I don't think you can get out of this easily. Salvaging what you have will be alot of effort but with enough effort almost anything can be done. Starting over allows you to do whatever you want, of course there is always the issue of budget. Whatever you do make sure a proper cricket is built at the roof.
 
thanks,
I think that's correct...what is left is stuccoed concrete block.
I can't keep it and build around it so it will be secure and watertight???

I can't tear down the inside. you are the first person to mention the cricket, (since the person that tore it down). As I understand it, this is what is needed so water won't get behind chimney? When you say I need a cricket, I think you mean if I build a chimney? correct?

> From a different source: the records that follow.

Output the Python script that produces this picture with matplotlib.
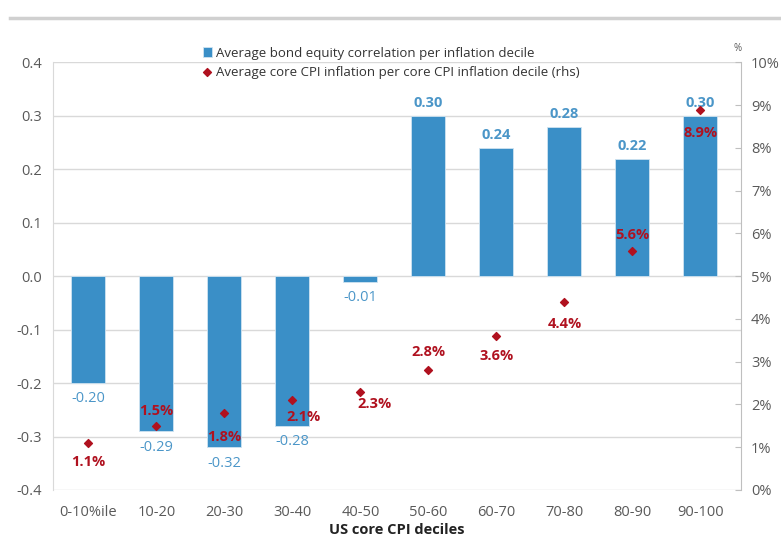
import matplotlib.pyplot as plt
import numpy as np

plt.rcParams['font.family'] = ['Open Sans', 'DejaVu Sans']

deciles = ["0-10%ile", "10-20", "20-30", "30-40", "40-50",
           "50-60", "60-70", "70-80", "80-90", "90-100"]
correlation = [-0.20, -0.29, -0.32, -0.28, -0.01, 0.30, 0.24, 0.28, 0.22, 0.30]
core_cpi = [1.1, 1.5, 1.8, 2.1, 2.3, 2.8, 3.6, 4.4, 5.6, 8.9]
left_ticks = [-0.4, -0.3, -0.2, -0.1, 0.0, 0.1, 0.2, 0.3, 0.4]
left_tick_labels = ["-0.4", "-0.3", "-0.2", "-0.1", "0.0", "0.1", "0.2", "0.3", "0.4"]

# where each cpi label sits relative to its marker (pixel offsets)
cpi_label_offsets = [(0, -14), (0, 11), (0, -17), (8, -12), (10, -9),
                     (0, 13), (0, -14), (0, -16), (0, 11), (0, -17)]

bar_color = "#3a8fc7"
label_blue = "#4b96c8"
red = "#b0111f"
grey = "#595959"

fig = plt.figure(figsize=(7.81, 5.41), dpi=100)
ax1 = fig.add_axes([0.068, 0.0943, 0.881, 0.7902])
ax2 = ax1.twinx()

x = np.arange(len(deciles))
ax1.bar(x, correlation, width=0.5, color=bar_color, edgecolor="#cfe3f1",
        linewidth=0.6, zorder=2,
        label="Average bond equity correlation per inflation decile")
for xi, v in zip(x, correlation):
    if v >= 0:
        ax1.annotate(f"{v:.2f}", (xi, v), xytext=(0, 4), textcoords="offset points",
                     ha="center", va="bottom", color=label_blue, fontsize=10.5,
                     fontweight="bold")
    else:
        ax1.annotate(f"{v:.2f}", (xi, v), xytext=(0, -6), textcoords="offset points",
                     ha="center", va="top", color=label_blue, fontsize=10.5)

ax2.scatter(x, core_cpi, marker="D", s=16, color=red, zorder=3,
            label="Average core CPI inflation per core CPI inflation decile (rhs)")
for xi, v, (dx, dy) in zip(x, core_cpi, cpi_label_offsets):
    ax2.annotate(f"{v:.1f}%", (xi, v), xytext=(dx, dy), textcoords="offset points",
                 ha="center", va="center", color=red, fontsize=10.5, fontweight="bold")

ax1.set_ylim(-0.4, 0.4)
ax1.set_yticks(left_ticks)
ax1.set_yticklabels(left_tick_labels)
ax1.set_xlim(-0.52, 9.6)
ax1.set_xticks(x)
ax1.set_xticklabels(deciles)
ax1.grid(axis="y", color="#d9d9d9", linewidth=1, zorder=0)
ax1.set_axisbelow(True)
ax1.tick_params(axis="both", length=0, colors=grey, labelsize=10.5, pad=8)
ax1.tick_params(axis="x", pad=11)
ax1.set_xlabel("US core CPI deciles", fontsize=10.5, fontweight="bold",
               color="#222222", labelpad=2)

ax2.set_ylim(0, 10)
ax2.set_yticks(range(0, 11))
ax2.set_yticklabels([f"{t}%" for t in range(0, 11)])
ax2.tick_params(axis="y", direction="in", length=4, color="#bfbfbf", colors=grey,
                labelsize=10.5, pad=7)

for ax in (ax1, ax2):
    for side in ("top", "bottom"):
        ax.spines[side].set_visible(False)
ax1.spines["right"].set_visible(False)
ax1.spines["left"].set_color("#d9d9d9")
ax2.spines["left"].set_visible(False)
ax2.spines["right"].set_color("#bfbfbf")

fig.text(0.945, 0.905, "%", fontsize=7, color=grey, ha="center")

h1, l1 = ax1.get_legend_handles_labels()
h2, l2 = ax2.get_legend_handles_labels()
ax1.legend(h1 + h2, l1 + l2, loc="upper left", bbox_to_anchor=(0.2, 1.065),
           frameon=False, fontsize=9.5, handlelength=0.7, handletextpad=0.3,
           labelspacing=0.45, labelcolor="#333333")

# remains of the header line above the chart
fig.add_artist(plt.Line2D([0.013, 1.0], [0.967, 0.967], color="#d0d0d0", linewidth=2.5))

fig.savefig("out.png", dpi=100)
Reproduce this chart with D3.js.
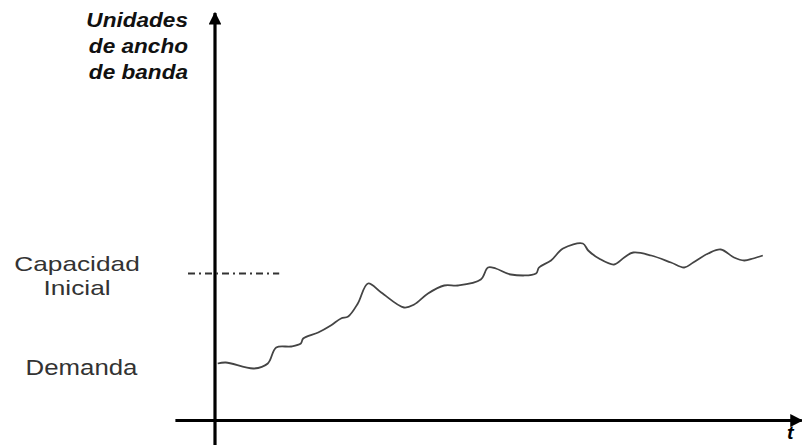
<!DOCTYPE html>
<html>
<head>
<meta charset="utf-8">
<script src="https://d3js.org/d3.v7.min.js"></script>
<style>
  body { margin: 0; background: #fff; }
  svg text { font-family: "Liberation Sans", Arial, sans-serif; }
</style>
</head>
<body>
<svg id="chart" width="802" height="445"></svg>
<script>
// demand curve (time units, bandwidth units)
var tiempo  = [0.45, 1.8, 6.5, 8.8, 10.2, 12.7, 14.3, 14.7, 17.2, 19.3, 21, 22.2, 23.8, 25.5, 27.7, 31.5, 33.2, 35.5, 38.2, 40.5, 44.3, 45.5, 46.8, 49.3, 53.5, 54, 56, 58, 61.3, 62.2, 64, 66.5, 68.2, 69.7, 72.7, 76, 78.2, 79.7, 82.2, 84.3, 86.5, 88.2, 89.7, 91.3];
var demanda = [14.25, 14.5, 13, 14.25, 18.25, 18.5, 19.25, 20.5, 22, 23.75, 25.5, 26, 29.25, 34.25, 32, 28.25, 29, 31.75, 33.75, 33.75, 35.25, 38.25, 38, 36.5, 36.75, 38.25, 40, 43, 44.25, 42.5, 40.5, 39, 40.75, 42, 41.25, 39.5, 38.25, 39.5, 41.75, 42.75, 40.75, 40, 40.5, 41.25];

// initial capacity level and the span of its dashed mark
var capacidad = 36.75;
var capacidadTramo = [-4.5, 10.7];

var ejeY = ["Unidades", "de ancho", "de banda"];
var etiquetaCap = ["Capacidad", "Inicial"];
var etiquetaDem = "Demanda";

var svg = d3.select("#chart");

var x = d3.scaleLinear().domain([0, 100]).range([215, 815]);
var y = d3.scaleLinear().domain([0, 100]).range([420.5, 20.5]);

// the original lettering is a bit wide, stretch it sideways
function ancho(sel, tx, ty, sx) {
  return sel.attr("transform", "translate(" + tx + "," + ty + ") scale(" + sx + ",1)");
}

// axes
svg.append("defs").append("marker")
    .attr("id", "flecha")
    .attr("viewBox", "0 0 10 10")
    .attr("refX", 9).attr("refY", 5)
    .attr("markerWidth", 4).attr("markerHeight", 4)
    .attr("orient", "auto")
  .append("path")
    .attr("d", "M0,0 L10,5 L0,10 z")
    .attr("fill", "#000");

svg.append("line")
    .attr("x1", x(0)).attr("x2", x(0))
    .attr("y1", 445).attr("y2", 13)
    .attr("stroke", "#000").attr("stroke-width", 3.2)
    .attr("marker-end", "url(#flecha)");

svg.append("line")
    .attr("x1", x(-6.6)).attr("x2", x(97.8))
    .attr("y1", y(0)).attr("y2", y(0))
    .attr("stroke", "#000").attr("stroke-width", 3.2)
    .attr("marker-end", "url(#flecha)");

// y axis title
ejeY.forEach(function(d, i) {
  svg.append("text")
      .call(ancho, 188, 27 + i * 26, 1.13)
      .attr("text-anchor", "end")
      .attr("font-size", 20)
      .attr("font-weight", "bold")
      .attr("font-style", "italic")
      .attr("fill", "#111")
      .text(d);
});

// t label, tucked into the bottom right corner
svg.append("text")
    .call(ancho, 787, 439, 1.1)
    .attr("font-size", 18)
    .attr("font-weight", "bold")
    .attr("font-style", "italic")
    .text("t");

// initial capacity dash-dot mark
svg.append("line")
    .attr("x1", x(capacidadTramo[0])).attr("x2", x(capacidadTramo[1]))
    .attr("y1", y(capacidad)).attr("y2", y(capacidad))
    .attr("stroke", "#333").attr("stroke-width", 2)
    .attr("stroke-dasharray", "7,4,2,4");

etiquetaCap.forEach(function(d, i) {
  svg.append("text")
      .call(ancho, 77, y(capacidad) - 3 + i * 24, 1.25)
      .attr("text-anchor", "middle")
      .attr("font-size", 21)
      .attr("fill", "#333")
      .text(d);
});

svg.append("text")
    .call(ancho, 81.5, y(demanda[0]) + 11, 1.2)
    .attr("text-anchor", "middle")
    .attr("font-size", 21.5)
    .attr("fill", "#333")
    .text(etiquetaDem);

// demand curve
var puntos = d3.zip(tiempo, demanda);
svg.append("path")
    .datum(puntos)
    .attr("fill", "none")
    .attr("stroke", "#444")
    .attr("stroke-width", 1.8)
    .attr("stroke-linejoin", "round")
    .attr("d", d3.line()
        .x(function(d) { return x(d[0]); })
        .y(function(d) { return y(d[1]); })
        .curve(d3.curveCatmullRom.alpha(0.5)));
</script>
</body>
</html>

so what exactly is the effort that is needed to keep the front?

if I can't get this to work I believe this is what I believe I am left with:

close what is left outside with outside walls, blocking it in.
put a freestanding stove in front (although I thought it would look better to be inside) the existing fireplace and vent it out the back through the current masonry. So far, I believe there is one unit capable of getting enough btu's, it has some extra piece that makes the connection not loose btu's when venting out back instead of the top. napoleon knightsbridge.
What would be better is..... why the vent can't be in the fireplace and vent it up, if it's deep enough?

I was told I can put ventfree propane logs in fireplace if the masonry is ok. Question is, can I get what is there sealed up and make that a safe option?
If it's not safe, put a ventfree propane unit inside???

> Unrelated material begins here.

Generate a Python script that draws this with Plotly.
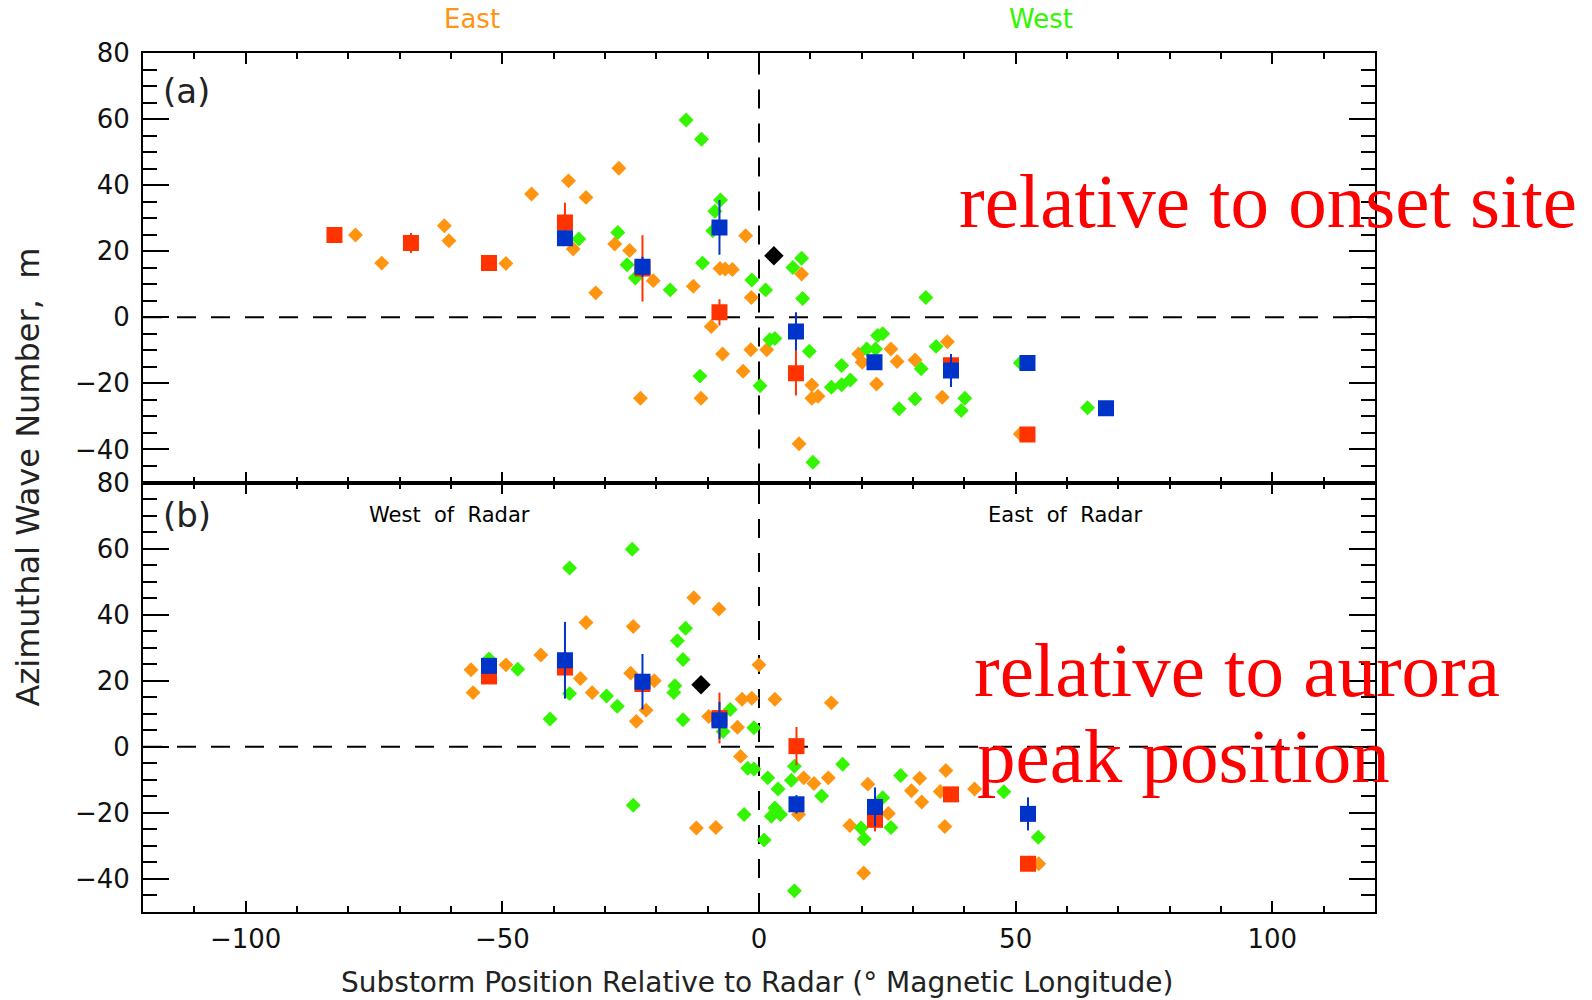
import plotly.graph_objects as go

# ---------------- data: panel (a) relative to onset site ----------------
a_orange_x = [-78.6, -73.5, -61.3, -60.4, -49.3, -44.3, -37.1, -27.3, -33.7, -36.2, -28.1, -25.2,
              -20.6, -31.8, -12.8, -7.6, -6.6, -5.2, -2.6, -1.5, -9.3, -7.1, -1.6, 1.5, -3.1,
              -23.1, -11.3, 8.3, 10.3, 10.3, 11.5, 7.8, 19.4, 20.1, 22.9, 25.7, 26.9, 30.4,
              36.7, 35.7, 50.9]
a_orange_y = [24.9, 16.4, 27.7, 23.2, 16.3, 37.3, 41.3, 45.1, 36.3, 20.7, 22.2, 20.2,
              11.1, 7.4, 9.4, 14.8, 14.6, 14.5, 24.7, 6.0, -2.8, -11.1, -9.8, -9.8, -16.3,
              -24.5, -24.5, 13.1, -20.5, -24.5, -23.9, -38.3, -11.1, -13.6, -20.2, -9.6, -13.4, -12.9,
              -7.4, -24.2, -35.3]
a_green_x = [-35.1, -27.5, -25.7, -24.1, -17.3, -14.2, -11.2, -7.5, -8.6, -9.0, -11.0, -1.4,
             1.3, 2.1, 3.1, -11.5, 0.2, 6.6, 8.3, 8.5, 9.8, 10.5, 14.1, 16.1, 17.8, 16.1,
             23.1, 24.1, 21.0, 22.7, 31.6, 27.3, 30.4, 32.5, 34.5, 40.1, 39.4, 50.9, 64.0]
a_green_y = [23.7, 25.7, 15.9, 11.9, 8.3, 59.7, 53.9, 35.5, 32.1, 26.2, 16.4, 11.3,
             8.3, -6.8, -6.4, -17.8, -20.7, 15.1, 17.9, 5.7, -10.3, -43.9, -21.2, -20.4, -19.0, -14.6,
             -5.5, -5.0, -9.6, -9.6, -15.6, -27.7, -24.7, 6.0, -8.8, -24.5, -28.2, -13.8, -27.4]
a_red_x = [-82.7, -67.8, -52.6, -37.8, -22.7, -7.7, 7.2, 37.4, 52.3]
a_red_y = [24.9, 22.5, 16.4, 28.7, 14.8, 1.5, -16.9, -14.5, -35.5]
a_red_err = [0.0, 3.0, 0.0, 6.0, 10.0, 4.0, 6.8, 0.0, 0.0]
a_blue_x = [-37.8, -22.7, -7.7, 7.2, 22.5, 37.4, 52.3, 67.6]
a_blue_y = [23.9, 15.3, 27.2, -4.3, -13.6, -16.1, -13.8, -27.5]
a_blue_err = [0.0, 3.0, 8.3, 5.8, 0.0, 5.0, 0.0, 0.0]
a_black_x = [2.9]
a_black_y = [18.6]

# ---------------- data: panel (b) relative to aurora peak position ----------------
b_orange_x = [-56.1, -55.7, -49.3, -42.5, -33.7, -34.8, -32.5, -24.5, -25.0, -20.4, -22.0, -23.9,
              -12.7, -7.8, -9.8, -3.3, -1.4, -4.2, 0.0, 3.1, 14.1, -3.6, 8.7, 10.7, 13.5, 7.7,
              -12.2, -8.4, 21.2, 17.7, 25.2, 20.4, 31.3, 29.7, 31.7, 36.4, 35.3, 36.2, 42.0, 54.5]
b_orange_y = [23.3, 16.4, 24.8, 27.8, 37.6, 20.7, 16.4, 36.4, 22.3, 20.0, 11.1, 7.7,
              45.1, 41.7, 9.2, 14.4, 14.7, 5.9, 24.8, 14.4, 13.3, -2.9, -9.4, -11.1, -9.4, -20.5,
              -24.6, -24.4, -11.3, -23.8, -20.2, -38.2, -9.5, -13.3, -16.7, -7.2, -13.5, -24.1, -12.8, -35.4]
b_green_x = [-52.6, -47.0, -40.7, -36.9, -36.9, -29.7, -27.6, -24.7, -24.5, -14.3, -15.9, -14.8,
             -16.4, -16.6, -14.8, -5.6, -7.0, -1.0, -2.2, -1.0, 1.7, 3.7, 6.3, 6.9, 12.2, 16.3,
             -2.9, 2.4, 3.1, 4.2, 1.0, 6.9, 19.9, 20.5, 24.1, 25.7, 27.6, 47.7, 54.4]
b_green_y = [26.6, 23.5, 8.4, 54.1, 16.1, 15.4, 12.3, 59.8, -17.7, 35.9, 32.1, 26.4,
             18.5, 16.4, 8.2, 11.3, 4.6, 5.8, -6.5, -6.7, -9.4, -12.8, -10.1, -5.9, -14.9, -5.3,
             -20.5, -21.0, -18.5, -20.5, -28.2, -43.6, -24.6, -27.9, -15.4, -24.4, -8.7, -13.6, -27.4]
b_red_x = [-52.6, -37.8, -22.7, -7.7, 7.3, 22.6, 37.4, 52.4]
b_red_y = [21.3, 24.0, 19.0, 8.7, 0.2, -22.1, -14.4, -35.4]
b_red_err = [0.0, 0.0, 0.0, 7.7, 5.8, 3.5, 0.0, 0.0]
b_blue_x = [-52.6, -37.8, -22.7, -7.7, 7.3, 22.6, 52.4]
b_blue_y = [24.5, 26.2, 19.7, 8.0, -17.4, -18.2, -20.3]
b_blue_err = [0.0, 11.6, 8.4, 5.6, 2.8, 5.9, 5.0]
b_black_x = [-11.3]
b_black_y = [18.8]

x_tickvals = [-100, -50, 0, 50, 100]
y_tickvals = [-40, -20, 0, 20, 40, 60, 80]

ORANGE = "#FF9410"
GREEN = "#33F500"
RED = "#FF3300"
BLUE = "#0033C8"

fig = go.Figure()


def add_panel(xa, ya, ox, oy, gx, gy, rx, ry, re, bx, by, be, kx, ky):
    fig.add_trace(go.Scatter(x=ox, y=oy, mode="markers", xaxis=xa, yaxis=ya,
                             marker=dict(symbol="diamond", size=11.5, color=ORANGE)))
    fig.add_trace(go.Scatter(x=gx, y=gy, mode="markers", xaxis=xa, yaxis=ya,
                             marker=dict(symbol="diamond", size=11.5, color=GREEN)))
    fig.add_trace(go.Scatter(x=rx, y=ry, mode="markers", xaxis=xa, yaxis=ya,
                             marker=dict(symbol="square", size=16, color=RED),
                             error_y=dict(type="data", array=re, visible=True, color=RED,
                                          thickness=2, width=0)))
    fig.add_trace(go.Scatter(x=bx, y=by, mode="markers", xaxis=xa, yaxis=ya,
                             marker=dict(symbol="square", size=16, color=BLUE),
                             error_y=dict(type="data", array=be, visible=True, color=BLUE,
                                          thickness=2, width=0)))
    fig.add_trace(go.Scatter(x=kx, y=ky, mode="markers", xaxis=xa, yaxis=ya,
                             marker=dict(symbol="diamond", size=15, color="black")))


add_panel("x2", "y2", a_orange_x, a_orange_y, a_green_x, a_green_y, a_red_x, a_red_y, a_red_err,
          a_blue_x, a_blue_y, a_blue_err, a_black_x, a_black_y)
add_panel("x", "y", b_orange_x, b_orange_y, b_green_x, b_green_y, b_red_x, b_red_y, b_red_err,
          b_blue_x, b_blue_y, b_blue_err, b_black_x, b_black_y)

tickfont = dict(family="DejaVu Sans, sans-serif", size=26, color="#111")
xcommon = dict(range=[-120, 120], tickvals=x_tickvals, ticks="inside", ticklen=11, tickwidth=2,
               tickcolor="black", showline=True, linecolor="black", linewidth=2, mirror="ticks",
               showgrid=False, zeroline=False, tickfont=tickfont, ticklabelstandoff=3,
               minor=dict(dtick=10, ticks="inside", ticklen=6, tickwidth=2, tickcolor="black",
                          showgrid=False))
ycommon = dict(range=[-50, 80], tickvals=y_tickvals, ticks="inside", ticklen=26, tickwidth=2,
               tickcolor="black", showline=True, linecolor="black", linewidth=2, mirror="ticks",
               showgrid=False, zeroline=False, tickfont=tickfont, ticklabelstandoff=6,
               minor=dict(dtick=5, ticks="inside", ticklen=14, tickwidth=2, tickcolor="black",
                          showgrid=False))

fig.update_layout(
    width=1592, height=1000,
    margin=dict(l=143, r=217, t=53, b=88),
    paper_bgcolor="white", plot_bgcolor="white",
    showlegend=False,
    xaxis=dict(domain=[0, 1], anchor="y", **xcommon),
    yaxis=dict(domain=[0, 0.5], anchor="x", **ycommon),
    xaxis2=dict(domain=[0, 1], anchor="y2", showticklabels=False, **xcommon),
    yaxis2=dict(domain=[0.5, 1], anchor="x2", **ycommon),
)

dash_line = dict(color="black", width=2, dash="19px,15px")
for xa, ya in (("x", "y"), ("x2", "y2")):
    fig.add_shape(type="line", xref=xa, yref=f"{ya} domain", x0=0, x1=0, y0=0, y1=1,
                  line=dash_line, layer="below")
    fig.add_shape(type="line", xref=f"{xa} domain", yref=ya, x0=0, x1=1, y0=0, y1=0,
                  line=dash_line, layer="below")

lab = dict(family="DejaVu Sans, sans-serif", color="#222")
serif = "Liberation Serif, serif"
ann = [
    dict(text="(a)", x=-111.5, y=68.5, xref="x2", yref="y2", showarrow=False,
         font=dict(size=34, **lab)),
    dict(text="(b)", x=-111.5, y=70.1, xref="x", yref="y", showarrow=False,
         font=dict(size=34, **lab)),
    dict(text="West  of  Radar", x=-60.3, y=70.1, xref="x", yref="y", showarrow=False,
         font=dict(size=21, family="DejaVu Sans, sans-serif", color="black")),
    dict(text="East  of  Radar", x=59.6, y=70.1, xref="x", yref="y", showarrow=False,
         font=dict(size=21, family="DejaVu Sans, sans-serif", color="black")),
    dict(text="East", x=-56, y=1.0396, xref="x2", yref="paper", showarrow=False,
         yanchor="middle", font=dict(size=26, family="DejaVu Sans, sans-serif", color=ORANGE)),
    dict(text="West", x=54.9, y=1.0396, xref="x2", yref="paper", showarrow=False,
         yanchor="middle", font=dict(size=26, family="DejaVu Sans, sans-serif", color=GREEN)),
    dict(text="relative to onset site", x=38.6, y=35.3, xref="x2", yref="y2", xanchor="left",
         yanchor="middle", showarrow=False, font=dict(size=77, family=serif, color="#FF0000")),
    dict(text="relative to aurora", x=41.5, y=23.4, xref="x", yref="y", xanchor="left",
         yanchor="middle", showarrow=False, font=dict(size=77, family=serif, color="#FF0000")),
    dict(text="peak position", x=42.1, y=-2.7, xref="x", yref="y", xanchor="left",
         yanchor="middle", showarrow=False, font=dict(size=77, family=serif, color="#FF0000")),
    dict(text="Azimuthal Wave Number,\u00a0 m", x=-0.0933, y=0.506, xref="paper", yref="paper",
         xanchor="center", yanchor="middle", textangle=-90, showarrow=False,
         font=dict(size=32, **lab)),
    dict(text="Substorm Position Relative to Radar (\u00b0 Magnetic Longitude)", x=0.498,
         y=-0.0815, xref="paper", yref="paper", xanchor="center", yanchor="middle",
         showarrow=False, font=dict(size=28, **lab)),
]
fig.update_layout(annotations=ann)

fig.write_html("out.html")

how about an electric unit inside?
 
what is inside the living room, where the stone is, the mortar comes off easily, it just breaks apart and crumbles. That's waterlogged? Is there a way to fix that? Or will the whole thing just fall down one day?
 
what is inside the living room, where the stone is, the mortar comes off easily, it just breaks apart and crumbles.
If the mortar on the interior face has deteriorated that badly there is nothing worth saving and it will not be able to stand on its own anyway
 
It seems like the mortar mix wasn't good to begin with. Moisture alone shouldn't ruin mortar. Many sewers were built of brick and mortar and are still good today. Disassemble the whole thing and build something new. If you go with masonry you can save a little money on materials reusing some of what was demolished as fill material. Maybe the stone on the interior will clean up well enough to reuse. If you don't rebuild the fireplace I'd build an alcove that could accept a wood stove or gas stove.
 
even if I don't use it as a fireplace, just put a freestanding stove, the whole thing will fall down on it's own?
it's been like this probably 30 years.
 
even if I don't use it as a fireplace, just put a freestanding stove, the whole thing will fall down on it's own?
it's been like this probably 30 years.
we don't know we haven't seen it. It is possible if the mortar is that bad
 
Sorry for beating this to death, but this is just beyond devastating,
Is it possible to fix the mortar, replace only the mortar? Can I put a freestanding propane stove or any other options besides tearing down the whole thing?
 
Sounds like you need a good, professional on site to determine if anything is salvageable. I would check around for the best local masons and ask for their assessments. We have not even seen the inside masonry and can not assess what is savable over the internet.